I’ve packed several tunics – t-shirts – long-sleeve ones and short-sleeve. I’ve debated about the bag. My preference is for my backpack – but I suppose I’ll need a ladylike handbag too. I don’t use a staff (though I hope His rod and staff will be going with me,along with Him). No bread? I was planning on apples, and some bottled water. No money! Ah, but what about credit cards? Do they count?

I think I travel light, compared to many women.

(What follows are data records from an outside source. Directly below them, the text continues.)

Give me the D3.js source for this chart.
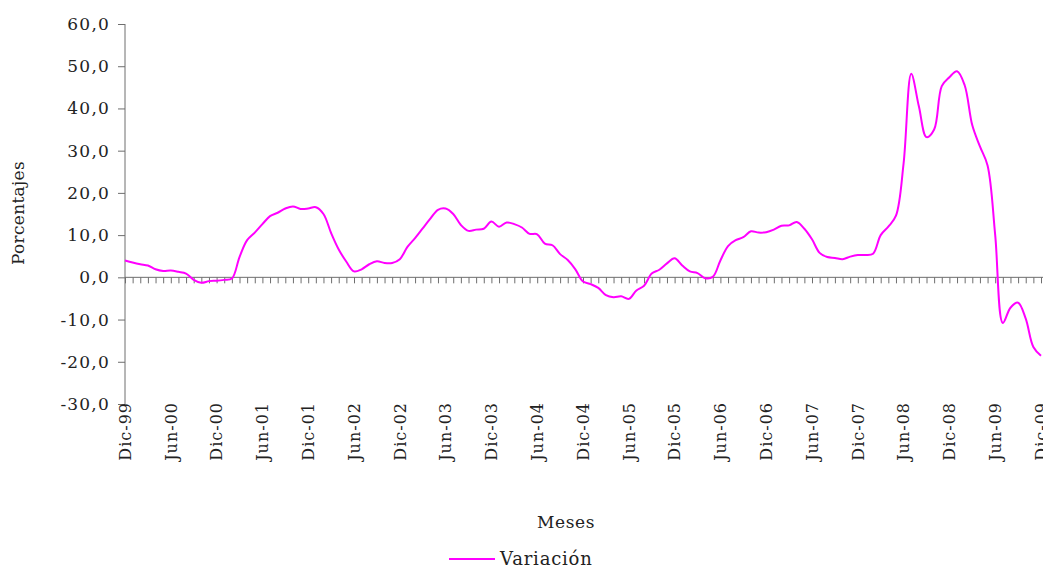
<!DOCTYPE html>
<html lang="es">
<head>
<meta charset="utf-8">
<title>Variación</title>
<script src="https://d3js.org/d3.v7.min.js"></script>
<style>
  body { margin: 0; background: #fff; }
  svg { display: block; font-family: "DejaVu Serif", serif; }
  .axis path, .axis line { stroke: #6e6e6e; }
  .axis text { fill: #222; font-size: 17px; font-family: "DejaVu Serif", serif; }
  .yaxis text { letter-spacing: 1.2px; }
</style>
</head>
<body>
<script>
// categorias: meses de Dic-99 a Dic-09
var months = ["Ene","Feb","Mar","Abr","May","Jun","Jul","Ago","Sep","Oct","Nov","Dic"];
var years = ["99","00","01","02","03","04","05","06","07","08","09"];
var tickLabels = ["Dic-99","Jun-00","Dic-00","Jun-01","Dic-01","Jun-02","Dic-02","Jun-03","Dic-03",
  "Jun-04","Dic-04","Jun-05","Dic-05","Jun-06","Dic-06","Jun-07","Dic-07","Jun-08","Dic-08","Jun-09","Dic-09"];
var yTicks = [-30, -20, -10, 0, 10, 20, 30, 40, 50, 60];

// variacion mensual (%)
var variacion = [
  4.0, 3.5, 3.1, 2.8, 1.9, 1.5, 1.6, 1.3, 0.9, -0.6, -1.3, -0.9, -0.8,
  -0.6, -0.3, 4.8, 8.8, 10.6, 12.6, 14.5, 15.3, 16.3, 16.8, 16.2, 16.3,
  16.6, 15.0, 10.5, 6.6, 3.7, 1.4, 1.9, 3.1, 3.8, 3.4, 3.4, 4.3,
  7.2, 9.3, 11.6, 13.9, 16.0, 16.3, 15.0, 12.4, 11.0, 11.3, 11.5, 13.2,
  12.0, 13.0, 12.6, 11.8, 10.3, 10.2, 8.0, 7.6, 5.5, 4.1, 1.9, -1.0,
  -1.6, -2.5, -4.2, -4.7, -4.5, -5.1, -3.1, -2.0, 0.9, 1.8, 3.3, 4.5,
  2.8, 1.4, 1.0, -0.2, 0.1, 4.0, 7.4, 8.8, 9.5, 10.9, 10.6, 10.7,
  11.3, 12.2, 12.3, 13.1, 11.5, 9.0, 5.8, 4.8, 4.6, 4.3, 4.9, 5.3,
  5.3, 5.6, 10.0, 12.0, 14.6, 27.0, 48.2, 40.5, 33.2, 35.0, 45.3, 47.4,
  48.8, 45.5, 36.0, 31.0, 26.5, 10.0, -10.8, -7.2, -6.0, -9.8, -16.5, -18.6
];

// etiqueta de cada mes
var categories = [];
for (var i = 0; i < variacion.length; i++) {
  var m = (11 + i) % 12;
  var y = Math.floor((11 + i) / 12);
  categories.push(months[m] + "-" + years[y]);
}

var w = 1043, h = 569;

var svg = d3.select("body").append("svg")
  .attr("width", w)
  .attr("height", h);

var xScale = d3.scalePoint()
  .domain(categories)
  .range([125, 1041]);

var yScale = d3.scaleLinear()
  .domain([-30, 60])
  .range([404, 24]);

// eje Y
var yAxis = d3.axisLeft(yScale)
  .tickValues(yTicks)
  .tickSize(7)
  .tickPadding(8)
  .tickFormat(function(d) { return d3.format(".1f")(d).replace(".", ",").replace("−", "-"); });

svg.append("g")
  .attr("class", "axis yaxis")
  .attr("transform", "translate(125,0)")
  .call(yAxis)
  .call(function(g) { g.select(".domain").attr("d", "M0,24V404"); });

// eje X en cero, una marca por mes
var xAxis = d3.axisBottom(xScale)
  .tickSize(6)
  .tickSizeOuter(0)
  .tickFormat("");

svg.append("g")
  .attr("class", "axis xaxis")
  .attr("transform", "translate(0," + yScale(0) + ")")
  .call(xAxis)
  .call(function(g) { g.select(".domain").attr("d", "M125,0H1043"); });

// etiquetas semestrales abajo
svg.append("g")
  .selectAll("text")
  .data(tickLabels)
  .enter()
  .append("text")
  .attr("transform", function(d) { return "translate(" + xScale(d) + ",402) rotate(-90)"; })
  .attr("dy", "0.36em")
  .attr("text-anchor", "end")
  .attr("fill", "#222")
  .style("font-size", "16px")
  .style("letter-spacing", "1px")
  .text(function(d) { return d; });

// linea
var line = d3.line()
  .x(function(d, i) { return xScale(categories[i]); })
  .y(function(d) { return yScale(d); })
  .curve(d3.curveCatmullRom.alpha(0.5));

svg.append("path")
  .datum(variacion)
  .attr("fill", "none")
  .attr("stroke", "#ff00ff")
  .attr("stroke-width", 2)
  .attr("d", line);

// titulos
svg.append("text")
  .attr("transform", "translate(24,213) rotate(-90)")
  .attr("text-anchor", "middle")
  .attr("fill", "#222")
  .style("font-size", "17px")
  .style("letter-spacing", "0.3px")
  .text("Porcentajes");

svg.append("text")
  .attr("x", 566)
  .attr("y", 528)
  .attr("text-anchor", "middle")
  .attr("fill", "#222")
  .style("font-size", "17px")
  .style("letter-spacing", "0.6px")
  .text("Meses");

// leyenda
svg.append("line")
  .attr("x1", 449).attr("x2", 495)
  .attr("y1", 559).attr("y2", 559)
  .attr("stroke", "#ff00ff")
  .attr("stroke-width", 2);

svg.append("text")
  .attr("x", 500)
  .attr("y", 565)
  .attr("fill", "#222")
  .style("font-size", "18px")
  .style("letter-spacing", "0.8px")
  .text("Variación");
</script>
</body>
</html>
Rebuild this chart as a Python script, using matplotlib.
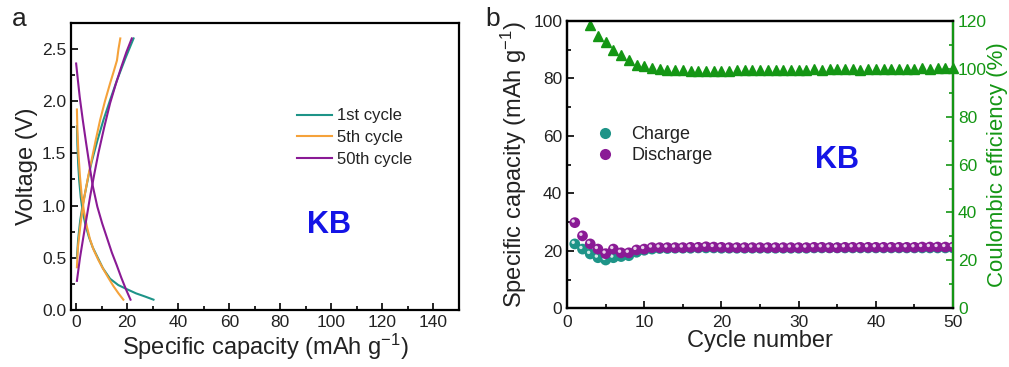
import matplotlib
matplotlib.use("Agg")
import matplotlib.pyplot as plt
from matplotlib.ticker import MultipleLocator
from matplotlib.transforms import offset_copy
from matplotlib.lines import Line2D
from matplotlib.legend_handler import HandlerTuple

plt.rcParams['font.family'] = ['Liberation Sans', 'DejaVu Sans']
plt.rcParams['mathtext.fontset'] = 'custom'
plt.rcParams['mathtext.rm'] = 'Liberation Sans'
plt.rcParams['mathtext.it'] = 'Liberation Sans:italic'
plt.rcParams['mathtext.bf'] = 'Liberation Sans:bold'
plt.rcParams['axes.unicode_minus'] = False

# ---------------- data: panel a ----------------
c1_dis_cap = [0.3, 0.5, 0.8, 1.2, 1.8, 2.6, 3.6, 5.0, 6.5, 8.1, 10.5, 13.3, 16.5, 19.9, 23.5, 27.0, 30.3]
c1_dis_v = [1.76, 1.58, 1.40, 1.24, 1.08, 0.94, 0.82, 0.70, 0.60, 0.52, 0.40, 0.30, 0.24, 0.20, 0.16, 0.13, 0.10]
c1_chg_cap = [0.3, 0.8, 1.6, 2.5, 3.5, 4.8, 6.1, 8.3, 10.7, 13.3, 16.0, 19.3, 22.5]
c1_chg_v = [0.50, 0.68, 0.86, 1.00, 1.12, 1.28, 1.42, 1.62, 1.82, 2.01, 2.20, 2.41, 2.60]

c5_dis_cap = [0.3, 0.5, 0.9, 1.5, 2.2, 3.1, 4.2, 5.4, 6.8, 8.7, 10.7, 12.6, 14.6, 16.6, 18.5]
c5_dis_v = [1.92, 1.72, 1.50, 1.28, 1.09, 0.94, 0.80, 0.68, 0.58, 0.48, 0.39, 0.31, 0.23, 0.16, 0.10]
c5_chg_cap = [0.3, 0.7, 1.6, 2.5, 3.5, 4.8, 6.1, 7.7, 9.4, 11.3, 13.3, 14.8, 16.0, 16.6, 17.3]
c5_chg_v = [0.41, 0.60, 0.80, 0.97, 1.12, 1.29, 1.44, 1.63, 1.82, 2.00, 2.17, 2.29, 2.39, 2.50, 2.60]

c50_dis_cap = [0.0, 0.6, 1.4, 2.6, 3.9, 5.2, 6.5, 8.3, 10.2, 12.1, 14.0, 15.9, 17.7, 19.5, 21.3]
c50_dis_v = [2.36, 2.22, 2.04, 1.82, 1.60, 1.39, 1.19, 0.99, 0.83, 0.69, 0.55, 0.43, 0.31, 0.20, 0.10]
c50_chg_cap = [0.3, 1.5, 2.9, 4.2, 5.5, 7.1, 8.7, 11.0, 13.3, 15.5, 17.6, 19.7, 21.8]
c50_chg_v = [0.28, 0.50, 0.71, 0.90, 1.09, 1.30, 1.50, 1.75, 1.98, 2.16, 2.32, 2.47, 2.60]

# ---------------- data: panel b ----------------
cycles = list(range(1, 51))
charge = [22.4, 20.6, 18.9, 17.6, 16.8, 17.6, 18.0, 18.3, 19.5, 20.2,
          20.6, 20.8, 20.8, 20.9, 20.9, 20.9, 21.0, 21.0, 21.0, 20.9,
          20.9, 20.9, 20.9, 20.9, 20.9, 20.9, 20.9, 20.9, 20.9, 20.9,
          20.9, 21.0, 21.0, 21.0, 21.0, 21.0, 21.0, 21.0, 21.0, 21.0,
          21.0, 21.0, 21.0, 21.0, 21.0, 21.0, 21.0, 21.0, 21.0, 21.0]
discharge = [29.8, 25.2, 22.4, 20.6, 19.0, 20.6, 19.3, 19.3, 20.3, 20.6,
             21.1, 21.1, 21.1, 21.1, 21.1, 21.2, 21.2, 21.4, 21.3, 21.2,
             21.1, 21.1, 21.1, 21.1, 21.1, 21.1, 21.1, 21.1, 21.1, 21.1,
             21.1, 21.2, 21.2, 21.1, 21.1, 21.2, 21.2, 21.2, 21.2, 21.2,
             21.2, 21.2, 21.2, 21.2, 21.2, 21.3, 21.3, 21.3, 21.3, 21.3]
ce_cycles = list(range(3, 51))
ce = [118.4, 113.5, 111.4, 108.0, 105.9, 103.8, 101.7, 101.0, 100.3, 99.8,
      99.6, 99.4, 99.3, 99.2, 99.1, 99.0, 99.0, 99.1, 99.2, 99.3,
      99.5, 99.4, 99.4, 99.6, 99.5, 99.7, 99.6, 99.7, 99.6, 99.8,
      99.7, 99.8, 99.8, 100.0, 99.8, 99.7, 99.9, 100.0, 99.9, 100.1,
      100.0, 100.1, 100.1, 100.2, 100.1, 100.2, 100.2, 100.2]

TEAL = '#1e9488'
ORANGE = '#f5a23a'
PURPLE = '#8a1a95'
GREEN = '#149614'
BLUE = '#1414e6'
TXT = '#222222'

fig = plt.figure(figsize=(10.09, 3.67), dpi=100)
axa = fig.add_axes([0.0704, 0.155, 0.3845, 0.783])
axb = fig.add_axes([0.562, 0.160, 0.3826, 0.783])

tick_fs = 12.5
label_fs = 17

def style_axis(ax):
    for s in ax.spines.values():
        s.set_linewidth(1.6)
    ax.tick_params(which='both', direction='in', labelsize=tick_fs, colors='black',
                   labelcolor=TXT, width=1.2)
    ax.tick_params(which='major', length=5)
    ax.tick_params(which='minor', length=3)

# ---------------- panel a ----------------
lw = 1.5
axa.plot(c1_dis_cap, c1_dis_v, color=TEAL, lw=lw, label='1st cycle')
axa.plot(c1_chg_cap, c1_chg_v, color=TEAL, lw=lw)
axa.plot(c5_dis_cap, c5_dis_v, color=ORANGE, lw=lw, label='5th cycle')
axa.plot(c5_chg_cap, c5_chg_v, color=ORANGE, lw=lw)
axa.plot(c50_dis_cap, c50_dis_v, color=PURPLE, lw=lw, label='50th cycle')
axa.plot(c50_chg_cap, c50_chg_v, color=PURPLE, lw=lw)
axa.set_xlim(-2, 150)
axa.set_ylim(0, 2.75)
axa.xaxis.set_major_locator(MultipleLocator(20))
axa.xaxis.set_minor_locator(MultipleLocator(10))
axa.yaxis.set_major_locator(MultipleLocator(0.5))
axa.yaxis.set_minor_locator(MultipleLocator(0.25))
axa.yaxis.set_major_formatter(plt.FuncFormatter(lambda v, p: f"{v:.1f}"))
style_axis(axa)
axa.set_xlabel('Specific capacity (mAh g$^{-1}$)', fontsize=label_fs, color=TXT, labelpad=1)
axa.set_ylabel('Voltage (V)', fontsize=label_fs, color=TXT, labelpad=3)
axa.legend(loc='upper left', bbox_to_anchor=(0.566, 0.725), frameon=False, fontsize=12,
           handlelength=2.1, handletextpad=0.3, labelspacing=0.4, labelcolor=TXT,
           borderaxespad=0.0)
axa.text(0.665, 0.295, 'KB', transform=axa.transAxes, fontsize=22, fontweight='bold',
         color=BLUE, ha='center', va='center')
fig.text(0.012, 0.948, 'a', fontsize=19, color=TXT, ha='left', va='center')

# ---------------- panel b ----------------
hl = offset_copy(axb.transData, fig=fig, x=-1.6, y=1.6, units='dots')
axb.scatter(cycles, charge, s=60, color=TEAL, edgecolors='none', zorder=3)
axb.scatter(cycles, charge, s=6, color='white', alpha=0.8, edgecolors='none',
            transform=hl, zorder=3.1)
axb.scatter(cycles, discharge, s=60, color=PURPLE, edgecolors='none', zorder=4)
axb.scatter(cycles, discharge, s=6, color='white', alpha=0.8, edgecolors='none',
            transform=hl, zorder=4.1)
axb.set_xlim(0, 50)
axb.set_ylim(0, 100)
axb.xaxis.set_major_locator(MultipleLocator(10))
axb.xaxis.set_minor_locator(MultipleLocator(5))
axb.yaxis.set_major_locator(MultipleLocator(20))
axb.yaxis.set_minor_locator(MultipleLocator(10))
style_axis(axb)
axb.tick_params(axis='x', which='major', pad=5)
axb.set_xlabel('Cycle number', fontsize=label_fs, color=TXT, labelpad=0)
axb.set_ylabel('Specific capacity (mAh g$^{-1}$)', fontsize=label_fs, color=TXT, labelpad=3)

h_c = (Line2D([], [], ls='none', marker='o', ms=8, color=TEAL, mec='none'),
       Line2D([], [], ls='none', marker='o', ms=2.5, color='white', mec='none'))
h_d = (Line2D([], [], ls='none', marker='o', ms=8, color=PURPLE, mec='none'),
       Line2D([], [], ls='none', marker='o', ms=2.5, color='white', mec='none'))
axb.legend([h_c, h_d], ['Charge', 'Discharge'], handler_map={tuple: HandlerTuple(ndivide=None)},
           loc='upper left', bbox_to_anchor=(0.075, 0.66), frameon=False, fontsize=13,
           handlelength=0.8, handletextpad=0.75, labelspacing=0.25, labelcolor=TXT,
           borderaxespad=0.0)
axb.text(0.70, 0.515, 'KB', transform=axb.transAxes, fontsize=22, fontweight='bold',
         color=BLUE, ha='center', va='center')
fig.text(0.481, 0.948, 'b', fontsize=19, color=TXT, ha='left', va='center')

axr = axb.twinx()
axr.plot(ce_cycles, ce, ls='none', marker='^', ms=7.5, color=GREEN, mec=GREEN, clip_on=False)
axr.set_ylim(0, 120)
axr.yaxis.set_major_locator(MultipleLocator(20))
axr.yaxis.set_minor_locator(MultipleLocator(10))
for s in axr.spines.values():
    s.set_linewidth(1.6)
axr.spines['right'].set_color(GREEN)
axr.tick_params(which='both', direction='in', labelsize=tick_fs, colors=GREEN, width=1.2)
axr.tick_params(which='major', length=5)
axr.tick_params(which='minor', length=3)
axr.set_ylabel('Coulombic efficiency (%)', fontsize=16, color=GREEN,
               rotation=90, labelpad=0)

fig.savefig('out.png', dpi=100)
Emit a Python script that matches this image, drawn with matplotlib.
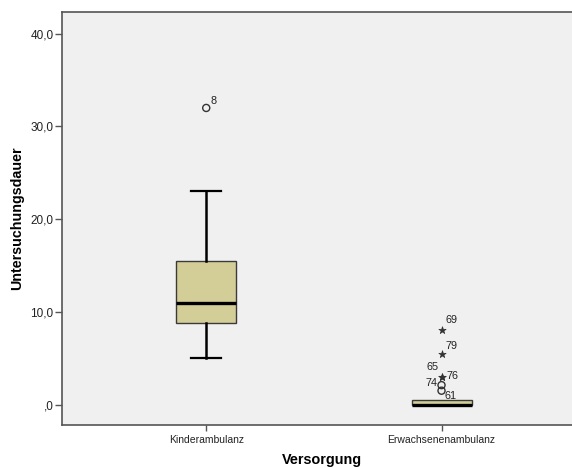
import matplotlib
matplotlib.use("Agg")
import matplotlib.pyplot as plt

# ---- data ----
categories = ["Kinderambulanz", "Erwachsenenambulanz"]
whislo = [5.0, 0.0]
q1 = [8.8, 0.0]
med = [11.0, 0.0]
q3 = [15.5, 0.5]
whishi = [23.0, 0.5]

# outliers (circles) and extremes (stars) with case labels
out_cat = [0, 1, 1]
out_val = [32.0, 2.1, 1.5]
out_lab = ["8", "74", "61"]
ext_cat = [1, 1, 1, 1]
ext_val = [3.0, 3.0, 5.5, 8.0]
ext_lab = ["65", "76", "79", "69"]

yticks = [0, 10, 20, 30, 40]
ytick_labels = [",0", "10,0", "20,0", "30,0", "40,0"]

# label offsets in pixels (dx, dy, ha)
out_off = [(4, 7, "left"), (-4, 2, "right"), (3, -5, "left")]
ext_off = [(-15, 10, "left"), (5, 1, "left"), (4, 8, "left"), (4, 10, "left")]

plt.rcParams["font.family"] = ["Liberation Sans", "DejaVu Sans"]

fig = plt.figure(figsize=(5.72, 4.68), dpi=100)
fig.patch.set_facecolor("white")
ax = fig.add_axes([62/572, 43/468, 1 - 62/572 + 0.001, 413/468])
ax.set_facecolor("#F0F0F0")

positions = [1, 2]
stats = []
for i in range(2):
    stats.append(dict(whislo=whislo[i], q1=q1[i], med=med[i], q3=q3[i],
                      whishi=whishi[i], fliers=[], label=categories[i]))

res = ax.bxp(stats, positions=positions, widths=0.255, capwidths=0.128,
             patch_artist=True, showfliers=False,
             boxprops=dict(facecolor="#D3CE97", edgecolor="#3A3A3A", linewidth=1.0),
             medianprops=dict(color="black", linewidth=2.4),
             whiskerprops=dict(color="black", linewidth=1.8),
             capprops=dict(color="black", linewidth=1.6))
# second group has no visible whiskers
for art in res["caps"][2:] + res["whiskers"][2:]:
    art.set_visible(False)

ox = [positions[c] for c in out_cat]
ax.scatter(ox, out_val, s=26, facecolors="none", edgecolors="#333333",
           linewidths=1.0, zorder=5)
ex = [positions[c] for c in ext_cat]
ax.scatter(ex, ext_val, s=30, marker="*", color="#333333",
           linewidths=0.5, zorder=5)

for x, y, lab, (dx, dy, ha) in zip(ox, out_val, out_lab, out_off):
    ax.annotate(lab, (x, y), xytext=(dx, dy), textcoords="offset pixels",
                ha=ha, va="center", fontsize=7.8, color="#222222")
for x, y, lab, (dx, dy, ha) in zip(ex, ext_val, ext_lab, ext_off):
    ax.annotate(lab, (x, y), xytext=(dx, dy), textcoords="offset pixels",
                ha=ha, va="center", fontsize=7.8, color="#222222")

ax.set_xlim(0.387, 2.557)
ax.set_ylim(-2.2, 42.35)
ax.set_yticks(yticks)
ax.set_yticklabels(ytick_labels)
ax.set_xticks(positions)
ax.set_xticklabels(categories)

for s in ["left", "bottom", "top"]:
    ax.spines[s].set_color("#555555")
    ax.spines[s].set_linewidth(1.2)
ax.spines["right"].set_visible(False)

ax.tick_params(axis="y", direction="out", length=5, width=1, color="#555555",
               labelsize=8.5, labelcolor="#222222", pad=1)
ax.tick_params(axis="x", direction="out", length=4, width=1, color="#555555",
               labelsize=7.5, labelcolor="#222222", pad=3)

ax.set_ylabel("Untersuchungsdauer", fontsize=10.3, fontweight="bold")
ax.yaxis.set_label_coords((24 - 62) / 510, 0.5)
ax.set_xlabel("Versorgung", fontsize=10.4, fontweight="bold")
ax.xaxis.set_label_coords((322 - 62) / 510, -0.068)

fig.savefig("out.png", dpi=100)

When I lived and worked in Northern Nigeria, I could travel for three months round Europe on one medium-sized suitcase thanks to that amazing book, Europe on $10 a day, which taught me about minimalism, and stringing up washing in hotel bedrooms.

Now I’ve written this, I’m tempted to race back into my bedroom and hurl half my packing back in the wardrobe! But I won’t. I remind myself why I’m doing this.  My task of sharing the good news of God’s love needs to be lived as well as preached – and that means turning up travel-stained and rumpled just won’t do. It doesn’t honour either my heavenly Father Who looks after me magnificently or His people whom I’m going to be visiting.

So, back to the packing and finding that happy moderation that will work for this trip without hassle!